RIASSUNTO
ABSTRACT:
Distortion is unavoidable in all stage of ship building starting from the thermal cutting process followed by the sub-assembly, the assembly of blocks and the block final assembly. In this report, the longitudinal bending deformation of a ship during the block assembly is investigated using a finite element method. For the theoretical prediction, elastic shell FEM employing the concept of the inherent deformation and the interface element is used. The local shrinkage due to welding is represented by the inherent deformation and the inherent force. The gap and the misalignment accumulating during the assembly are represented by the interface element. The versatility of the proposed method is demonstrated through examples.
INTRODUCTION
In ship structures, welding is extensively used during all stages of assembly. In block assembly to form a ship's hull, depending on assembly and welding sequences, the ship hull may longitudinally bend usually in a sagging mode. Controlling welding distortion during block assembly is essential to achieve overall dimensional accuracy of the ship. Experienced workers who could control welding distortion based on their experience are not easily available in recent years. Numerical tools that predict welding distortion are required to assist less experienced workers and production planning engineers to control welding distortion.

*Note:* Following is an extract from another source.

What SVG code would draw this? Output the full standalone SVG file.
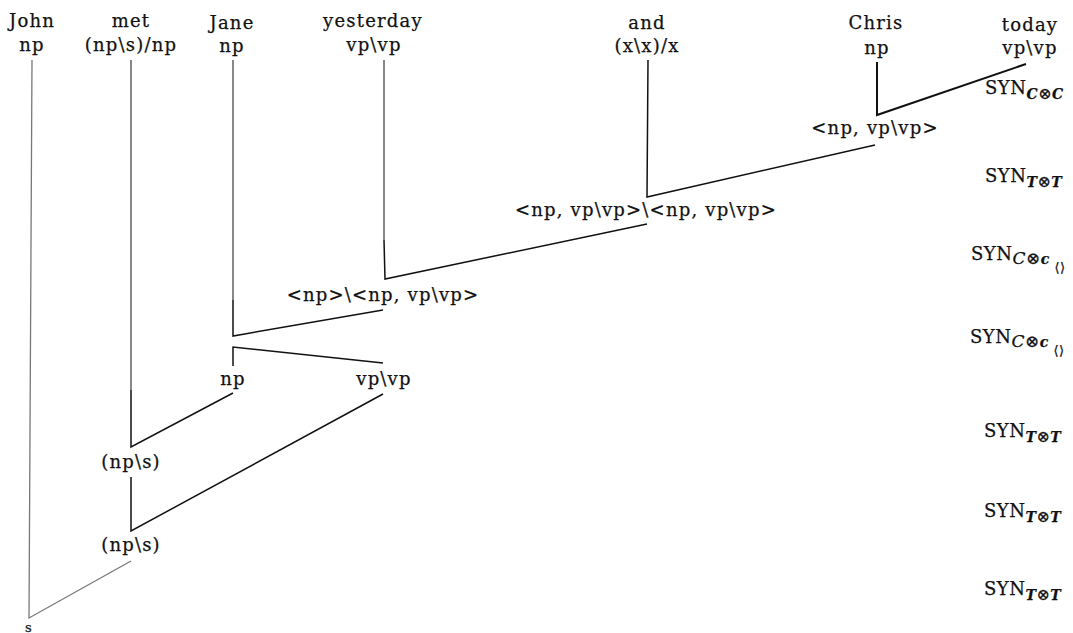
<svg xmlns="http://www.w3.org/2000/svg" width="1073" height="633" viewBox="0 0 1073 633">
  <style>
    .t { font-family: "DejaVu Serif", "Liberation Serif", serif; font-size: 18px; letter-spacing: 1.2px; fill: #111; stroke: #111; stroke-width: 0.25; text-anchor: middle; }
    .syn { font-family: "DejaVu Serif", "Liberation Serif", serif; font-size: 18px; letter-spacing: 0.5px; fill: #111; stroke: #111; stroke-width: 0.25; }
    .sub { font-style: italic; font-weight: bold; font-size: 14px; }
    .ot { font-style: normal; font-weight: normal; font-size: 16px; }
    .e { stroke: #111; stroke-width: 1.5; fill: none; }
    .v { stroke: #555; stroke-width: 1.4; fill: none; }
    .g { stroke: #777; stroke-width: 1.3; fill: none; }
  </style>
  <rect width="1073" height="633" fill="#fff"/>

  <!-- connectors -->
  <g id="connectors">
    <!-- John: np -> s -->
    <path class="g" d="M32 60 L29 618 L131 561"/>
    <!-- met + Jane's np -> (np\s) -->
    <path class="v" d="M131 60 L131 390"/>
    <path class="e" d="M131 390 L131 447 L233 393"/>
    <!-- (np\s) + vp\vp -> (np\s) -->
    <path class="e" d="M131 477 L131 531 L383 394"/>
    <!-- Jane -> <np>\<np, vp\vp> -->
    <path class="v" d="M233 60 L233 300"/>
    <path class="e" d="M233 300 L233 336 L383 310"/>
    <!-- split into np and vp\vp -->
    <path class="e" d="M233 366 L233 347 L383 363"/>
    <!-- yesterday -> coordination -->
    <path class="v" d="M384 60 L384 240"/>
    <path class="e" d="M384 240 L385 279 L647 224"/>
    <!-- and -> <np, vp\vp> -->
    <path class="e" d="M648 60 L647 197 L875 145"/>
    <!-- Chris + today -->
    <path class="e" d="M877 62 L877 115 L1026 64" style="stroke-width:2"/>
  </g>

  <!-- lexical items -->
  <g id="w-john"><text class="t" x="32" y="27">John</text><text class="t" x="32" y="51">np</text></g>
  <g id="w-met"><text class="t" x="131" y="27">met</text><text class="t" x="131" y="51">(np\s)/np</text></g>
  <g id="w-jane"><text class="t" x="232" y="29">Jane</text><text class="t" x="232" y="52">np</text></g>
  <g id="w-yesterday"><text class="t" x="373" y="27">yesterday</text><text class="t" x="374" y="51">vp\vp</text></g>
  <g id="w-and"><text class="t" x="647" y="29">and</text><text class="t" x="647" y="52">(x\x)/x</text></g>
  <g id="w-chris"><text class="t" x="876" y="29">Chris</text><text class="t" x="877" y="54">np</text></g>
  <g id="w-today"><text class="t" x="1030" y="31">today</text><text class="t" x="1030" y="54">vp\vp</text></g>

  <!-- derived categories -->
  <g id="n-pair"><text class="t" x="875" y="134">&lt;np, vp\vp&gt;</text></g>
  <g id="n-coord"><text class="t" x="646" y="216">&lt;np, vp\vp&gt;\&lt;np, vp\vp&gt;</text></g>
  <g id="n-np-pair"><text class="t" x="383" y="301">&lt;np&gt;\&lt;np, vp\vp&gt;</text></g>
  <g id="n-np"><text class="t" x="233" y="385">np</text></g>
  <g id="n-vpvp"><text class="t" x="384" y="385">vp\vp</text></g>
  <g id="n-vp1"><text class="t" x="131" y="468">(np\s)</text></g>
  <g id="n-vp2"><text class="t" x="131" y="551">(np\s)</text></g>
  <g id="n-s"><text class="t" x="29" y="632" style="font-size:13px">s</text></g>

  <!-- rule labels -->
  <g id="rules">
    <text class="syn" x="985" y="94">SYN<tspan class="sub" dy="5">C<tspan class="ot">⊗</tspan>C</tspan></text>
    <text class="syn" x="985" y="182">SYN<tspan class="sub" dy="5">T<tspan class="ot">⊗</tspan>T</tspan></text>
    <text class="syn" x="971" y="260">SYN<tspan dy="4" style="font-style:italic;font-size:17px">C⊗</tspan><tspan class="sub">c</tspan><tspan dy="8" style="font-size:13px"> ⟨⟩</tspan></text>
    <text class="syn" x="970" y="343">SYN<tspan dy="4" style="font-style:italic;font-size:17px">C⊗</tspan><tspan class="sub">c</tspan><tspan dy="8" style="font-size:13px"> ⟨⟩</tspan></text>
    <text class="syn" x="984" y="437">SYN<tspan class="sub" dy="5">T<tspan class="ot">⊗</tspan>T</tspan></text>
    <text class="syn" x="984" y="517">SYN<tspan class="sub" dy="5">T<tspan class="ot">⊗</tspan>T</tspan></text>
    <text class="syn" x="984" y="595">SYN<tspan class="sub" dy="5">T<tspan class="ot">⊗</tspan>T</tspan></text>
  </g>
</svg>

Several tools are developed at Osaka University for this purpose. One of these tools performs elastic analysis based on the concept of the inherent deformation, and is suitable to predict welding distortion of large structures (Murakawa, 1998; Deng, 2007; Murakawa, 2007). To reproduce the distortion observed in the ship's hull after block assembly, it may be necessary to simulate all stages of the ship building and sum up the distortion accumulating during building subassemblies, assemblies, blocks and during the assembly of blocks to form the ship hull.